Daniel Blake

“Il mio nome è Daniel Blake. Sono un essere umano, un cittadino. Tutto quello che chiedo è di essere trattato con dignità. Niente di più, niente di meno”.
Il regista inglese, Ken Loach, è tornato sui temi a lui cari: le ingiustizie del cosiddetto stato sociale, la condizione del proletariato, la durezza del mondo del lavoro.
Siamo nella Newcastle di oggi, Daniel Blake è un carpentiere. Ha perso la moglie, dopo averla a lungo assistita .
Il dottore gli ha detto che non può lavorare a causa di un infarto, ma l’ufficio governativo gli ha sospeso l’indennità, e per presentare ricorso deve attraversare una trafila burocratica grottesca.
Daniel si trova alle prese con moduli on line, funzionari ottusi e telefonate che non arrivano e ha inizio la sua odissea nel sistema assistenziale riformato, come dice un personaggio minore, “dagli stronzetti snob di Eton che governano L’Inghilterra”.
Nelle sue peregrinazioni tra un ufficio e l’altro, alle prese con una burocrazia incapace di umanità e computer che non sa usare, incontra Katie una madre single con i suoi due bambini, appena arrivata da Londra e in guai forse peggiori dei suoi.

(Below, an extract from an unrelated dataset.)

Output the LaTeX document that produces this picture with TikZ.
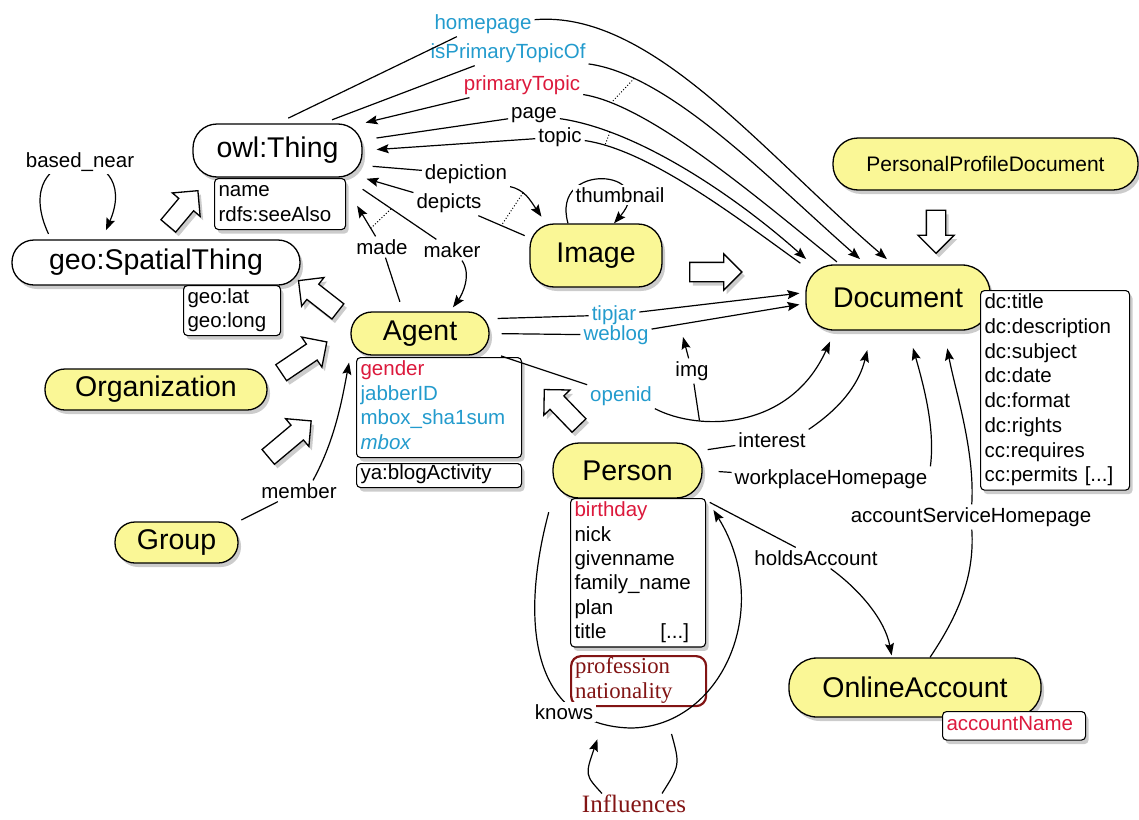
\documentclass[tikz,border=0pt]{standalone}
\usepackage{fontspec}
\setmainfont{Liberation Sans}
\newfontfamily\serifface{Liberation Serif}
\usetikzlibrary{arrows.meta,shapes.arrows,shadows}

\definecolor{classfill}{RGB}{250,247,150}
\definecolor{propblue}{RGB}{35,155,205}
\definecolor{propred}{RGB}{220,25,60}
\definecolor{darkred}{RGB}{130,20,20}

\tikzstyle{shade}=[drop shadow={shadow xshift=3pt,shadow yshift=-4pt,opacity=0.4}]
\tikzstyle{cls}=[draw, line width=1.3pt, fill=classfill, inner sep=0pt, shade, font=\fontsize{28.5}{32}\selectfont]
\tikzstyle{wcls}=[cls, fill=white]
\tikzstyle{attrbox}=[draw, line width=1.1pt, fill=white, rounded corners=4pt, anchor=north west, align=left, inner xsep=4pt, inner ysep=1pt, font=\fontsize{20.5}{24.5}\selectfont, execute at begin node=\strut, execute at end node=\strut]
\tikzstyle{attr}=[attrbox, shade]
\tikzstyle{lbl}=[inner sep=2.5pt, font=\fontsize{20.5}{24}\selectfont]
\tikzstyle{inh}=[single arrow, draw, fill=white, line width=1.3pt, inner xsep=0pt, inner ysep=9pt, single arrow head extend=8.5pt, minimum height=50pt, shade]

\begin{document}
\begin{tikzpicture}[x=1pt,y=-1pt,line width=1.2pt,>={Stealth[length=12pt,width=9pt,inset=2pt]}]
	\useasboundingbox (0,0) rectangle (1139,819);

	\node[wcls, rounded corners=24pt, minimum width=169pt, minimum height=53pt] (thing) at (277.5,150.5) {owl:Thing};
	\node[wcls, rounded corners=22pt, minimum width=288pt, minimum height=45pt] (geo) at (156,262.5) {geo:SpatialThing};
	\node[cls, rounded corners=21pt, minimum width=138pt, minimum height=43pt] (agent) at (420,333.5) {Agent};
	\node[cls, rounded corners=20pt, minimum width=222pt, minimum height=41pt] (org) at (156,389.5) {Organization};
	\node[cls, rounded corners=20pt, minimum width=123pt, minimum height=41pt] (group) at (176.5,542.5) {Group};
	\node[cls, rounded corners=24pt, minimum width=132pt, minimum height=63pt] (image) at (596,255.5) {Image};
	\node[cls, rounded corners=25pt, minimum width=305pt, minimum height=52pt, font=\fontsize{21}{24}\selectfont] (ppd) at (985.5,164) {PersonalProfileDocument};
	\node[cls, rounded corners=28pt, minimum width=184pt, minimum height=65pt] (doc) at (898,297.5) {Document};
	\node[cls, rounded corners=26pt, minimum width=149pt, minimum height=55pt] (person) at (627.5,470.5) {Person};
	\node[cls, rounded corners=28pt, minimum width=252pt, minimum height=59pt] (acct) at (915,687.5) {OnlineAccount};

	\node[attr, text width=123pt] (thingattr) at (214,178) {name\\rdfs:seeAlso};
	\node[attr, text width=89pt, font=\fontsize{20.5}{24}\selectfont] (geoattr) at (183,285) {geo:lat\\geo:long};
	\node[attr, text width=157pt] (agentattr) at (356,357) {\textcolor{propred}{gender}\\\textcolor{propblue}{jabberID}\\\textcolor{propblue}{mbox\_sha1sum}\\\textcolor{propblue}{\itshape mbox}};
	\node[attr, text width=157pt, font=\fontsize{20.5}{22}\selectfont] (blogattr) at (356,463) {ya:blogActivity};
	\node[attr, text width=141pt, font=\fontsize{20.5}{24.7}\selectfont] (docattr) at (980,290) {dc:title\\dc:description\\dc:subject\\dc:date\\dc:format\\dc:rights\\cc:requires\\cc:permits [...]};
	\node[attr, text width=127pt, font=\fontsize{20.5}{24.4}\selectfont] (personattr) at (570,498) {\textcolor{propred}{birthday}\\nick\\givenname\\family\_name\\plan\\title\hspace{54pt}[...]};
	\node[attrbox, text width=127pt, draw=darkred, line width=2.2pt, rounded corners=10pt, text=darkred, inner ysep=0pt, font=\serifface\fontsize{22.8}{25}\selectfont] (profattr) at (570,655) {profession\\nationality};
	\node[attr, text width=135pt, inner ysep=2pt, text=propred] (acctattr) at (942,711) {accountName};

	\node[inh, rotate=50, minimum height=46pt] (geo2thing) at (180,212) {};
	\node[inh, rotate=142] (agent2geo) at (322,299) {};
	\node[inh, rotate=34, minimum height=55pt] (org2agent) at (300,360) {};
	\node[inh, rotate=40, minimum height=56pt] (group2agent) at (286,442) {};
	\node[inh, rotate=134] (person2agent) at (565,411) {};
	\node[inh, minimum height=52pt] (image2doc) at (711,272) {};
	\node[inh, rotate=-90, minimum height=43pt] (ppd2doc) at (936,227) {};

	\draw[->] ([xshift=-28pt]image.north) .. controls (550,160) and (660,170) .. ([xshift=18pt]image.north);
	\draw[->, shorten <=6pt, shorten >=10pt] ([xshift=-105pt]geo.north) .. controls (5,140) and (145,140) .. ([xshift=-54pt]geo.north);
	\draw[->, shorten <=14pt, shorten >=14pt] (person.south west) .. controls (520,620) and (530,725) .. (630,728) coordinate[pos=0.9] (kn1) .. controls (720,728) and (775,610) .. (personattr.north east) coordinate[pos=0.15] (kn2);

	\node[lbl, text=propblue] (hp) at (483,24) {homepage};
	\node[lbl, text=propblue] (ipto) at (508,53) {isPrimaryTopicOf};
	\node[lbl, text=propred] (pt) at (522,85) {primaryTopic};
	\node[lbl] (pg) at (534,115) {page};
	\node[lbl] (tp) at (560,137) {topic};
	\node[lbl] (dpn) at (466,174) {depiction};
	\node[lbl] (dps) at (449,203) {depicts};
	\node[lbl] (made) at (382,247) {made};
	\node[lbl] (maker) at (452,250) {maker};
	\node[lbl, fill=white] (thumb) at (620,195) {thumbnail};
	\node[lbl, fill=white] (bn) at (80,162) {based\_near};
	\node[lbl, text=propblue] (tipjar) at (614,315) {tipjar};
	\node[lbl, text=propblue] (weblog) at (616,335) {weblog};
	\node[lbl, text=propblue] (openid) at (621,396) {openid};
	\node[lbl] (img) at (692,371) {img};
	\node[lbl] (interest) at (772,440) {interest};
	\node[lbl] (wph) at (831,479) {workplaceHomepage};
	\node[lbl] (ash) at (971,517) {accountServiceHomepage};
	\node[lbl] (holds) at (816,558) {holdsAccount};
	\node[lbl] (member) at (299,491) {member};
	\node[lbl, fill=white] (knows) at (564,712) {knows};
	\node[text=darkred, inner sep=1pt, font=\serifface\fontsize{25}{28}\selectfont] (infl) at (634,804) {Influences};
	\coordinate (imgtip) at (683,337);

	\draw[shorten <=12pt] (thing.north) -- (hp);
	\draw[->, shorten >=8pt] (hp) .. controls (650,10) and (760,150) .. ([xshift=-5pt]doc.north);
	\draw[shorten <=10pt] (thing.31) -- (ipto);
	\draw[->, shorten >=8pt] (ipto) .. controls (670,75) and (770,180) .. ([xshift=-32pt]doc.north) coordinate[pos=0.18] (iptoc);
	\draw[<-, shorten <=3pt] (thing.north east) -- (pt);
	\draw[shorten >=4pt] (pt) .. controls (650,105) and (760,200) .. ([xshift=-58pt]doc.north) coordinate[pos=0.13] (ptc);
	\draw[dotted, line width=1pt] (iptoc) -- (ptc);
	\draw[shorten <=14pt] (thing.7) -- (pg);
	\draw[->, shorten >=8pt] (pg) .. controls (640,130) and (740,200) .. ([xshift=-86pt]doc.north) coordinate[pos=0.2] (pgc);
	\draw[<-, shorten <=14pt] (thing.east) -- (tp);
	\draw[shorten >=2pt] (tp) .. controls (650,150) and (740,220) .. ([xshift=-96pt]doc.north) coordinate[pos=0.1] (tpc);
	\draw[dotted, line width=1pt] (pgc) -- (tpc);

	\draw[shorten <=10pt] (thing.-10) -- (dpn);
	\draw[->, shorten >=8pt] (dpn.south east) .. controls (525,190) and (530,200) .. ([xshift=-50pt]image.north) coordinate[pos=0.35] (dpnc);
	\draw[shorten <=5pt] (image.165) -- (dps) coordinate[pos=0.55] (dpsc);
	\draw[<-, shorten <=4pt] (thing.south east) -- (dps);
	\draw[dotted, line width=1pt] (dpnc) -- (dpsc);

	\draw[shorten <=10pt] ([xshift=-17pt]agent.north) -- (made);
	\draw[->, shorten >=2pt] (made) -- ([xshift=10pt]thingattr.east) coordinate[pos=0.25] (madec);
	\draw[shorten <=20pt] (thingattr.north east) -- (maker) coordinate[pos=0.5] (makerc);
	\draw[->, shorten >=5pt] ([xshift=10pt]maker.south) .. controls (472,275) and (462,295) .. ([xshift=30pt]agent.north);
	\draw[dotted, line width=1pt] (madec) -- (makerc);

	\draw[shorten <=8pt] (agent.12) -- (tipjar);
	\draw[->, shorten >=6pt] (tipjar) -- ([yshift=5pt]doc.west);
	\draw[shorten <=12pt] (agent.east) -- (weblog);
	\draw[->, shorten >=6pt] (weblog) -- ([yshift=-6pt]doc.west);
	\draw[shorten <=12pt] (agent.-15) -- (openid);
	\draw[->, shorten >=12pt] (openid.south east) .. controls (700,432) and (790,430) .. ([xshift=-63pt]doc.south) coordinate[pos=0.27] (oidc);
	\draw (oidc) -- (img);
	\draw[->] (img) -- (imgtip);

	\draw[shorten <=5pt] (person.15) -- (interest);
	\draw[->, shorten >=20pt] (interest.north east) .. controls (845,405) and (860,380) .. ([xshift=-26pt]doc.south);
	\draw[shorten <=16pt] (person.east) -- (wph);
	\draw[->, shorten >=18pt] (wph.north east) .. controls (935,430) and (925,390) .. ([xshift=10pt]doc.south);
	\draw ([xshift=15pt]acct.north) .. controls (955,620) and (975,580) .. (ash);
	\draw[->, shorten >=18pt] (ash) .. controls (975,450) and (955,390) .. ([xshift=46pt]doc.south);
	\draw[shorten <=8pt] (person.south east) -- (holds);
	\draw[->, shorten >=2pt] (holds) .. controls (860,590) and (885,620) .. ([xshift=-23pt]acct.north);

	\draw[shorten <=3pt] (group.north east) -- (member);
	\draw[->, shorten >=7pt] ([xshift=14pt]member.north) .. controls (335,440) and (342,400) .. (agent.south west);

	\draw[->, shorten >=16pt] ([xshift=-32pt]infl.north) .. controls (585,775) .. (kn1);
	\draw[shorten >=14pt] ([xshift=28pt]infl.north) .. controls (680,765) .. (kn2);
\end{tikzpicture}
\end{document}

Insieme combatteranno la loro battaglia per sopravvivere: tra i due nasce una solidarietà e Dan, vedovo, diventa per loro una specie di padre adottivo.
Affronteranno esperienze umilianti, indimenticabile la scena nella banca degli alimenti, con Katie affamata che apre di nascosto una scatoletta e la mangia in piedi, e vivranno momenti intensi di solidarietà e affetto. Qualcuno li aiuterà, altri li respingeranno, e lui sarà anche protagonista di un gesto ribelle, presto rientrato per l’intervento della polizia, ma accolto dai passanti con solidarietà.
La dignità, anche sull’orlo del precipizio, è l’unica cosa che il sistema non riuscirà a portare via a Daniel Blake. Una dignità che nasce dalla serena consapevolezza di essere un cittadino del suo paese, che ha dei diritti perché per tutta la vita ha scrupolosamente assolto ai suoi doveri.
“Io, Daniel Blake” non è però un film senza speranza che, qualche volta compare, e riscalda il cuore. Eccola nell’unione tra i disperati, tra Daniel e Katie, nei gesti accoglienti e premurosi delle donne che gestiscono il banco alimentare, nel volto partecipe dell’impiegata statale che cerca di aiutare Daniel di nascosto, nell’ostinazione con cui la piccola Daisy bussa alla porta di Daniel.
Loach ama e stringe a sé i suoi personaggi inconsapevoli ed onesti, mai stupidi o sciocchi, gente semplice che magari ogni tanto beve qualche birretta in più o si lascia scappare una parolaccia di troppo.
Gli uomini della strada, la gente comune, il popolo, quella working class british sono sempre i protagonisti poi moltiplicata da Loach in diverse angolazioni geografiche e storiche come ne “La canzone di Carla”, “Bread and roses”, “Jimmy’s Hall” e tanti altri film che ti fanno sempre sperare in un mondo più giusto.
“Io, Daniel Blake”, Palma d’Oro all’ultimo Festival di Cannes, è ancora una volta il necessario e durissimo film firmato Loach che getta il suo sguardo composto e dignitoso sugli sfruttati del pianeta Terra.
Si tratta del venticinquesimo film girato dall’ormai ottantenne Ken Loach e scritto da Paul Laverty, suo amico e sceneggiatore a partire dal 1996. Tutto quello che vi si vede proviene da storie vere, ascoltate dalla voce degli operatori di organizzazioni che si occupano dei senzatetto.
A tirare su il morale a Daniel, oltre a Kate e ai suoi bamini, ci sono i due ragazzi vicini di casa, che vivono vendendo sneakers provenienti dalla Cina, e sono pronti a dargli una mano quando occorre.
A Ken Loach interessa mostrare che lo sguardo umano è ancora presente tra uomini e donne, a dispetto delle tecnologie, delle regole dello Stato, che rende tutto impersonale e complicato, e dei tagli alla spesa sociale assurdi. E per rappresentare nel modo migliore la verità di ciò che accade alla Banca del Cibo e negli uffici di collocamento, il regista, ha utilizzato i volontari e gli impiegati che vi lavorano, affiancandoli agli attori straordinari come il protagonista Dave Johns.